06-18-2012 02:39 AM
I am in the process of developing a content-heavy Webworks app. In order for the app to be useful, it needs to maintain a local content database ( approx. 4MB in SQL form; the only way to reduce it further is to rip out entire categories of content ).
My original thinking was that I would embed the SQL file in the app ( just like the CSS and JS ), then load into SQlite on first run. The strategy worked in development on the Ripple emulator.
When I attempted to build and run on a real test device, grief resulted. The compiled COD had > 127 sibling CODs, so it wouldn't install ( took a week to find that out ).
I have prototyped a different approach - downloading the SQL file from the web on first run.
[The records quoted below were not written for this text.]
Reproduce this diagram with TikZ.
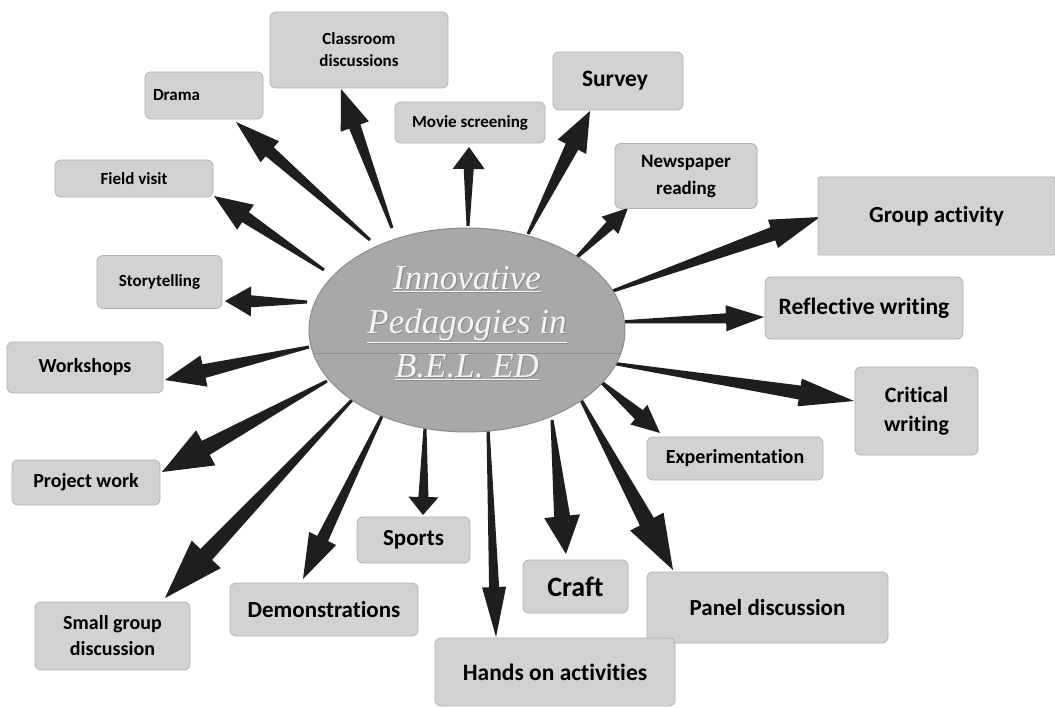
\documentclass[tikz,border=0pt]{standalone}
\usepackage{fontspec}
\setmainfont{Carlito}[Ligatures={NoCommon}, RawFeature={-liga;-calt;-clig;-dlig}]
\newfontfamily\ellfont{Liberation Serif}
\usetikzlibrary{calc,shapes.geometric}
\definecolor{boxgray}{RGB}{210,210,210}
\definecolor{boxedge}{RGB}{178,178,178}
\definecolor{ellgray}{RGB}{168,168,168}
\definecolor{elledge}{RGB}{140,140,140}
\definecolor{arrowcol}{RGB}{30,30,30}
\definecolor{titlecol}{RGB}{245,245,245}
\newcommand\fsz[2]{\fontsize{#1}{#2}\selectfont}
\tikzset{
  box/.style={draw=boxedge, line width=0.8pt, fill=boxgray, rounded corners=6pt,
    align=center, inner sep=0pt, text=black},
  arrowfill/.style={fill=arrowcol},
}
% #1 tail, #2 tip, #3 head length, #4 head half width, #5 shaft half width at head, #6 tail half width
\newcommand\fatarrow[6]{%
  \coordinate (fabase) at ($(#2)!#3pt!(#1)$);
  \fill[arrowfill] ($(#1)!#6pt!90:(#2)$) -- ($(fabase)!#5pt!90:(#2)$) --
    ($(fabase)!#4pt!90:(#2)$) -- (#2) -- ($(fabase)!#4pt!-90:(#2)$) --
    ($(fabase)!#5pt!-90:(#2)$) -- ($(#1)!#6pt!-90:(#2)$) -- cycle;
}
\begin{document}
\begin{tikzpicture}[x=1pt,y=-1pt]
\useasboundingbox (0,0) rectangle (1055,708);
\fill[white] (0,0) rectangle (1055,708);

% ---- arrow end points ----
\coordinate (tDrama) at (370,240);  \coordinate (pDrama) at (236,122);
\coordinate (tCls) at (392,228);    \coordinate (pCls) at (341,89);
\coordinate (tMovie) at (468,226);  \coordinate (pMovie) at (469,147);
\coordinate (tSurvey) at (528,234); \coordinate (pSurvey) at (590,111);
\coordinate (tNews) at (575,259);   \coordinate (pNews) at (628,208);
\coordinate (tGroup) at (610,292);  \coordinate (pGroup) at (820,217);
\coordinate (tField) at (324,270);  \coordinate (pField) at (214,196);
\coordinate (tStory) at (307,302);  \coordinate (pStory) at (225,301);
\coordinate (tRefl) at (620,322);   \coordinate (pRefl) at (764,317);
\coordinate (tWork) at (309,347);   \coordinate (pWork) at (165,380);
\coordinate (tCrit) at (611,363);   \coordinate (pCrit) at (854,401);
\coordinate (tExp) at (600,381);    \coordinate (pExp) at (660,433);
\coordinate (tProj) at (327,381);   \coordinate (pProj) at (162,472);
\coordinate (tSmall) at (352,400);  \coordinate (pSmall) at (165,598);
\coordinate (tDemo) at (383,414);   \coordinate (pDemo) at (303,579);
\coordinate (tSports) at (425,428); \coordinate (pSports) at (423,515);
\coordinate (tHands) at (488,428);  \coordinate (pHands) at (496,637);
\coordinate (tCraft) at (552,420);  \coordinate (pCraft) at (566,554);
\coordinate (tPanel) at (580,398);  \coordinate (pPanel) at (673,570);

% ---- arrows ----
\fatarrow{tDrama}{pDrama}{45}{14}{6}{1.5}
\fatarrow{tCls}{pCls}{40}{15}{6}{1.5}
\fatarrow{tMovie}{pMovie}{22}{16}{5}{1.5}
\fatarrow{tSurvey}{pSurvey}{40}{16}{7}{1.5}
\fatarrow{tNews}{pNews}{25}{12}{5}{1.5}
\fatarrow{tGroup}{pGroup}{50}{15}{7}{1.5}
\fatarrow{tField}{pField}{38}{15}{6}{1.5}
\fatarrow{tStory}{pStory}{26}{15}{6}{1.5}
\fatarrow{tRefl}{pRefl}{38}{13}{5}{1.5}
\fatarrow{tWork}{pWork}{40}{16}{7}{1.5}
\fatarrow{tCrit}{pCrit}{55}{14}{7}{1.5}
\fatarrow{tExp}{pExp}{28}{13}{6}{1.5}
\fatarrow{tProj}{pProj}{50}{20}{8}{1.5}
\fatarrow{tSmall}{pSmall}{60}{20}{8}{1.5}
\fatarrow{tDemo}{pDemo}{45}{15}{6}{1.5}
\fatarrow{tSports}{pSports}{18}{15}{5}{1.5}
\fatarrow{tHands}{pHands}{50}{12}{5}{1.5}
\fatarrow{tCraft}{pCraft}{38}{18}{8}{1.5}
\fatarrow{tPanel}{pPanel}{55}{19}{8}{1.5}

% ---- central ellipse ----
\node[ellipse, draw=elledge, line width=1pt, fill=ellgray, minimum width=316pt,
      minimum height=204pt, inner sep=0pt] (ell) at (467,330) {};
\begin{scope}
  \clip (467,330) ellipse [x radius=157pt, y radius=101pt];
  \draw[black!55, line width=0.8pt, opacity=0.5] (300,353) -- (640,353);
\end{scope}
\node[text=black!45, align=center, font={\ellfont\itshape\fsz{35}{44}}] (titleshadow) at (468.2,324.2)
  {\underline{Innovative}\\\underline{Pedagogies in}\\\underline{B.E.L. ED}};
\node[text=titlecol, align=center, font={\ellfont\itshape\fsz{35}{44}}] (title) at (467,323)
  {\underline{Innovative}\\\underline{Pedagogies in}\\\underline{B.E.L. ED}};

% ---- boxes ----
\node[box, minimum width=178pt, minimum height=76pt, font={\bfseries\fsz{17}{22}}] (cls) at (359,50) {Classroom\\discussions};
\node[box, text width=102pt, inner xsep=8pt, minimum height=47pt, align=left, font={\bfseries\fsz{17}{21}}] (drama) at (204,95.5) {Drama};
\node[box, minimum width=150pt, minimum height=41pt, font={\bfseries\fsz{17}{21}}] (movie) at (470,122.5) {Movie screening};
\node[box, text width=72pt, inner xsep=29pt, minimum height=58pt, align=left, font={\bfseries\fsz{23.5}{27}}] (survey) at (618,81) {Survey};
\node[box, minimum width=142pt, minimum height=65pt, font={\bfseries\fsz{19}{27}}] (news) at (686,176) {Newspaper\\reading};
\node[box, rounded corners=2pt, minimum width=237pt, minimum height=78pt, font={\bfseries\fsz{23}{27}}] (group) at (936.5,216) {Group activity};
\node[box, minimum width=158pt, minimum height=37pt, font={\bfseries\fsz{17}{21}}] (field) at (134,178.5) {Field visit};
\node[box, minimum width=125pt, minimum height=53pt, font={\bfseries\fsz{17}{21}}] (story) at (159.5,282) {Storytelling};
\node[box, minimum width=198pt, minimum height=62pt, font={\bfseries\fsz{23.5}{27}}] (refl) at (864,308) {Reflective writing};
\node[box, minimum width=156pt, minimum height=51pt, font={\bfseries\fsz{20}{24}}] (work) at (85,367.5) {Workshops};
\node[box, minimum width=123pt, minimum height=88pt, font={\bfseries\fsz{22}{29}}] (crit) at (916.5,411) {Critical\\writing};
\node[box, minimum width=176pt, minimum height=43pt, font={\bfseries\fsz{20}{24}}] (exp) at (735,458.5) {Experimentation};
\node[box, minimum width=148pt, minimum height=45pt, font={\bfseries\fsz{20}{24}}] (proj) at (86,482.5) {Project work};
\node[box, minimum width=113pt, minimum height=46pt, font={\bfseries\fsz{23}{27}}] (sports) at (413.5,540) {Sports};
\node[box, minimum width=105pt, minimum height=53pt, font={\bfseries\fsz{28}{32}}] (craft) at (575.5,586.5) {Craft};
\node[box, minimum width=241pt, minimum height=71pt, font={\bfseries\fsz{23}{27}}] (panel) at (767.5,607.5) {Panel discussion};
\node[box, minimum width=188pt, minimum height=53pt, font={\bfseries\fsz{23}{27}}] (demo) at (324,609.5) {Demonstrations};
\node[box, minimum width=155pt, minimum height=68pt, font={\bfseries\fsz{20}{26}}] (small) at (112.5,636) {Small group\\discussion};
\node[box, minimum width=240pt, minimum height=68pt, font={\bfseries\fsz{23.5}{27}}] (hands) at (555,672) {Hands on activities};
\end{tikzpicture}
\end{document}
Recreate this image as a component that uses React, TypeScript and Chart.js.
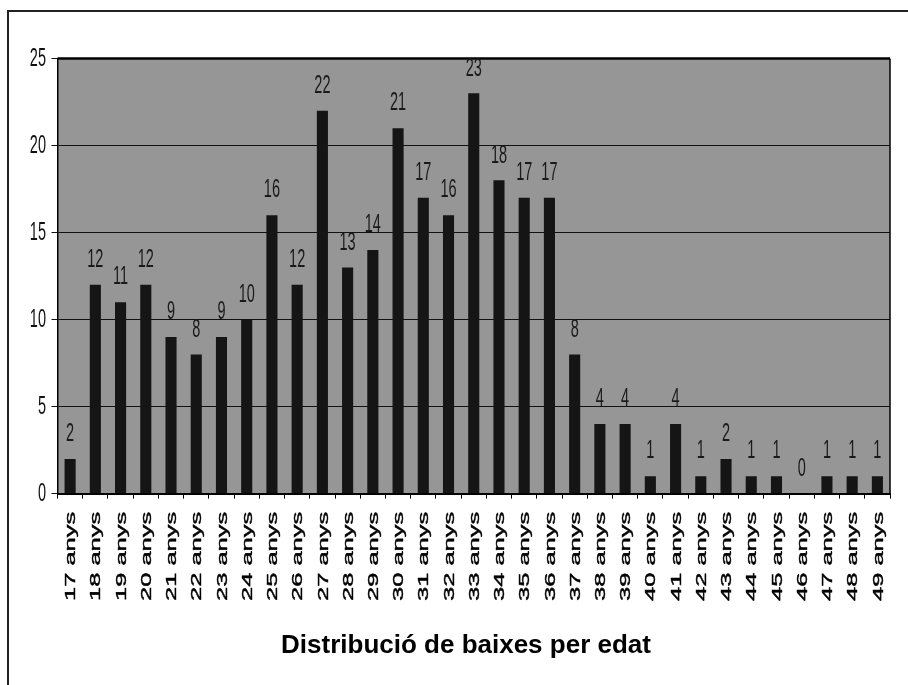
import React, { useEffect, useRef } from 'react';
import { Chart, registerables } from 'chart.js';

Chart.register(...registerables);

const categories = [
  '17 anys', '18 anys', '19 anys', '20 anys', '21 anys', '22 anys', '23 anys', '24 anys',
  '25 anys', '26 anys', '27 anys', '28 anys', '29 anys', '30 anys', '31 anys', '32 anys',
  '33 anys', '34 anys', '35 anys', '36 anys', '37 anys', '38 anys', '39 anys', '40 anys',
  '41 anys', '42 anys', '43 anys', '44 anys', '45 anys', '46 anys', '47 anys', '48 anys',
  '49 anys',
];
const counts = [2, 12, 11, 12, 9, 8, 9, 10, 16, 12, 22, 13, 14, 21, 17, 16, 23, 18, 17, 17, 8, 4, 4, 1, 4, 1, 2, 1, 1, 0, 1, 1, 1];
const yTicks = [0, 5, 10, 15, 20, 25];
const chartTitle = 'Distribució de baixes per edat';

const FONT = '"Liberation Sans", Arial, sans-serif';

const stretchedText = {
  id: 'stretchedText',
  beforeDraw(chart: any) {
    const { ctx, chartArea: a } = chart;
    ctx.save();
    ctx.fillStyle = '#969696';
    ctx.fillRect(a.left, a.top, a.right - a.left, a.bottom - a.top);
    ctx.restore();
  },
  afterDraw(chart: any) {
    const { ctx, chartArea: a, scales } = chart;
    ctx.save();
    // plot frame
    ctx.strokeStyle = '#000';
    ctx.lineWidth = 2.5;
    ctx.beginPath();
    ctx.moveTo(a.left, a.top);
    ctx.lineTo(a.right, a.top);
    ctx.stroke();
    ctx.lineWidth = 1.5;
    ctx.beginPath();
    ctx.moveTo(a.right, a.top);
    ctx.lineTo(a.right, a.bottom);
    ctx.stroke();

    ctx.fillStyle = '#111';
    // y tick labels
    ctx.font = `14.5px ${FONT}`;
    ctx.textAlign = 'right';
    ctx.textBaseline = 'middle';
    scales.y.ticks.forEach((t: any) => {
      const y = scales.y.getPixelForValue(t.value);
      ctx.save();
      ctx.translate(46, y);
      ctx.scale(1, 1.75);
      ctx.fillText(String(t.value), 0, 0);
      ctx.restore();
    });

    // x tick labels (rotated, stretched along baseline)
    ctx.font = `15px ${FONT}`;
    ctx.fillStyle = '#000';
    ctx.strokeStyle = '#000';
    ctx.lineWidth = 0.4;
    categories.forEach((lab, i) => {
      const x = scales.x.getPixelForValue(i);
      ctx.save();
      ctx.translate(x + 1, a.bottom + 18);
      ctx.rotate(-Math.PI / 2);
      ctx.scale(1.7, 1);
      ctx.textAlign = 'right';
      ctx.textBaseline = 'middle';
      ctx.fillText(lab, 0, 0);
      ctx.strokeText(lab, 0, 0);
      ctx.restore();
    });

    // data labels
    ctx.font = `14.5px ${FONT}`;
    ctx.fillStyle = '#1a1a1a';
    const meta = chart.getDatasetMeta(0);
    meta.data.forEach((bar: any, i: number) => {
      ctx.save();
      ctx.translate(bar.x, bar.y - 25);
      ctx.scale(1, 1.8);
      ctx.textAlign = 'center';
      ctx.textBaseline = 'middle';
      ctx.fillText(String(counts[i]), 0, 0);
      ctx.restore();
    });
    ctx.restore();
  },
};

export default function App() {
  const ref = useRef<HTMLCanvasElement | null>(null);

  useEffect(() => {
    if (!ref.current) return;
    const chart = new Chart(ref.current, {
      type: 'bar',
      data: {
        labels: categories,
        datasets: [
          {
            data: counts,
            backgroundColor: '#151515',
            borderWidth: 0,
            barPercentage: 0.44,
            categoryPercentage: 1,
          },
        ],
      },
      options: {
        responsive: false,
        animation: false,
        devicePixelRatio: 1,
        layout: { padding: { left: 42, right: 18, top: 58.5, bottom: 0 } },
        plugins: {
          legend: { display: false },
          tooltip: { enabled: false },
          title: {
            display: true,
            text: chartTitle,
            position: 'bottom',
            color: '#000',
            font: { family: FONT, size: 26, weight: 'bold' },
            padding: { top: 0, bottom: 24 },
          },
        },
        scales: {
          x: {
            grid: {
              drawOnChartArea: false,
              drawTicks: true,
              tickLength: 5,
              color: '#000',
              offset: true,
            },
            border: { display: true, color: '#000', width: 2 },
            ticks: { display: false },
            afterFit: (s: any) => {
              s.height = 136.1;
            },
          },
          y: {
            min: 0,
            max: 25,
            afterBuildTicks: (s: any) => {
              s.ticks = yTicks.map((v) => ({ value: v }));
            },
            grid: {
              color: '#111',
              lineWidth: 1,
              tickLength: 6,
              drawTicks: true,
            },
            border: { display: true, color: '#000', width: 1.5 },
            ticks: { display: false },
            afterFit: (s: any) => {
              s.width = 15.5;
            },
          },
        },
      },
      plugins: [stretchedText],
    });
    return () => chart.destroy();
  }, []);

  return (
    <div style={{ position: 'fixed', left: 0, top: 0, width: 908, height: 685, background: '#fff', overflow: 'hidden' }}>
      <div
        style={{
          position: 'absolute',
          left: 7,
          top: 10,
          width: 905,
          height: 680,
          borderLeft: '2px solid #222',
          borderTop: '2px solid #222',
          pointerEvents: 'none',
        }}
      />
      <canvas ref={ref} width={908} height={685} style={{ position: 'absolute', left: 0, top: 0, display: 'block' }} />
    </div>
  );
}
I do not like this second approach - with reason; this application is intended for use in a zone of the world that has expensive / spotty bandwidth.
Is there a way to embed significant amounts of content in a BlackBerry application for BB 6/7 without running into application size limits ( either number of Sibling CODs or absolute size of the application )?
06-18-2012 04:06 AM
Hi, you cannot have more than these limit COD.
2) If your data take only 4MB, you should have 3Mb left for your code, at least. Can't you optimize your images and so on, to fit in the size limit?
3) You can force the connection to Wifi in your app with:
06-18-2012 05:40 AM
06-18-2012 01:15 PM
Yes, unfortunately there is a 7Mb COD limitation in the Blackberry Java platform which is why you ran into this wall - another great reason why evolving to the QNX platform will greatly benefit developers (no limit - you could build a 2Gb app if yo uwanted).
Your users will stil need to download 4Mb+ of content - whether you are downloading it in chunks from within the app, or if you have embedded it within the app, and they are downloading it from App World.
It would suggest using both strategies - embed as much of that static content as possible within the app (perhaps focusing on content that is most important) and then build an "update" process into your app where it downloads and refreshes the local cache with current data.